Bills setting new anti-doping regulations for horse racing and consolidating the two territorial horse racing commissions into a single commission were sent Thursday to the full Senate for final votes.
Senators considered the bills during a special session in May, but sent them to committee for testimony, debate and amendment. Gov. Kenneth Mapp proposed the bills last year as part of a package of changes to V.I. law and contractual agreements giving VIGL an exclusive franchise to run the territory’s two horse racing tracks. VIGL would also get to operate slot machine parlors at both tracks. In exchange, it is required to invest $27 million in upgrades to the two horse tracks.
In December, when the Legislature approved the deal, senators declined to act on the ant-doping and commission consolidation bills but said they would hold hearings on them in the coming year.
In May, Mapp called a special session to consider the measures, saying failure to approve the anti-doping rules could jeopardize the deal with VIGL to improve the tracks. Senators sent the bills to committee for more testimony, debate and amendment.
In June, both bills were sent out of committee, to the Rules and Judiciary Committee.
Sen. Kurt Vialet (D-STX) said anti-doping rules had to be in place in order for V.I. horse races to qualify for simulcasting.
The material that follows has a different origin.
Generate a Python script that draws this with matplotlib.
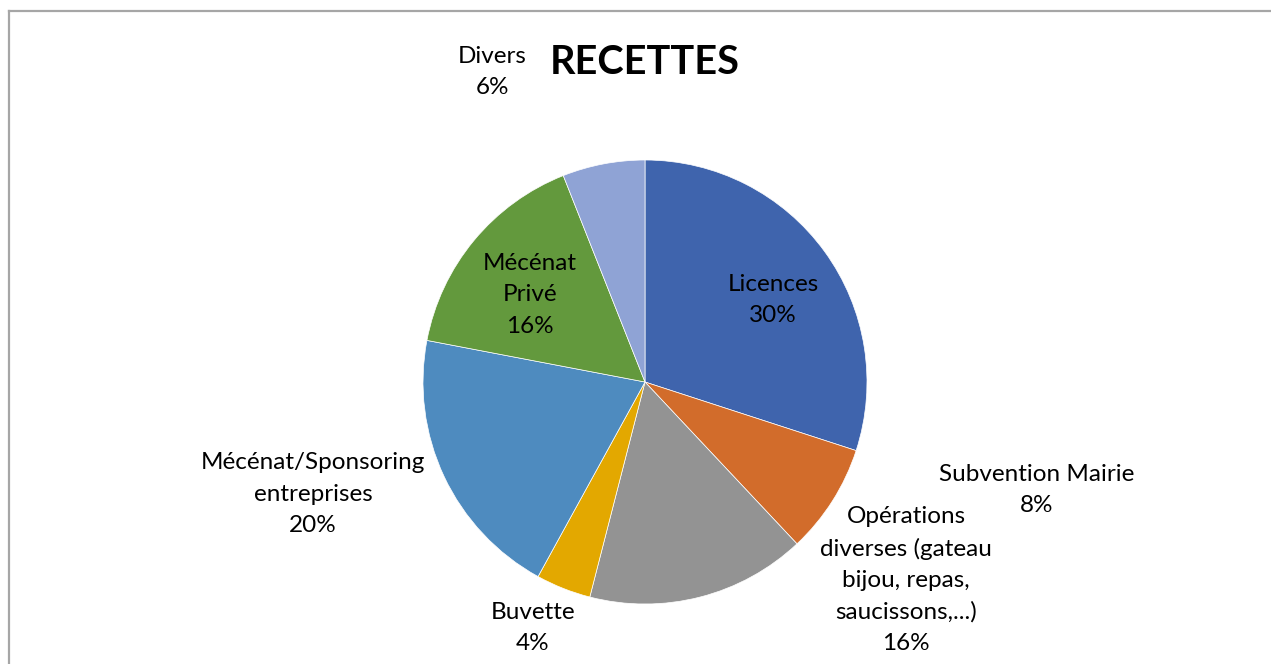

Simulcasting the races would broaden exposure and gambling opportunities on V.I. races.
Former St. Croix Horse Racing Commission member John Clenance and others testified that the bill to consolidate the two racing commissions needed to be changed to clarify what roles various entities had, to remove the Department of Agriculture from it, and to allocate funding for commission operations, not just commission members.
“If the consolidation is approved it may well have an adverse effect on the timeliness of the completion of duties by this very important regulatory body. This one commission will now be tasked with the increased responsibilities of enforcing the anti-doping program in addition to the duties performed in the past by the two district commission,” Clenance said.
St. Croix Horse Racing Commission Chair Wayne Biggs Jr. said provisions to pay commissioners $500 for each race day don’t make sense because a steward selected by the commission actually runs the race and commissioners are not working that day. Plus, he said other officials, including the chief steward and race judges need to be paid.
“The chief steward runs race day, the commissions don’t run the actual race day,” Biggs said.
The franchise agreement for the track included payments to cover the operations of the commission and staff on race days, Biggs said. It was not clear if he meant the franchise for existing St. Croix operator Traxco or incoming operator VIGL.
An amendment addressed some of these concerns and reduced the commissioner’s allotment.
The committee approved the amended bill consolidating the two horse racing commissions, then approved the anti-doping bill. Both were approved without opposition.
Voting for the bill as amended were: Vialet, Sens. Marvin Blyden (D-STT), Jean Forde (D-STT) and Sammuel Sanes (D-STX). There was no opposition. Absent were Sens. Myron Jackson (D-STT), Janette Millin Young (D-STT) and Positive Nelson (ICM-STX).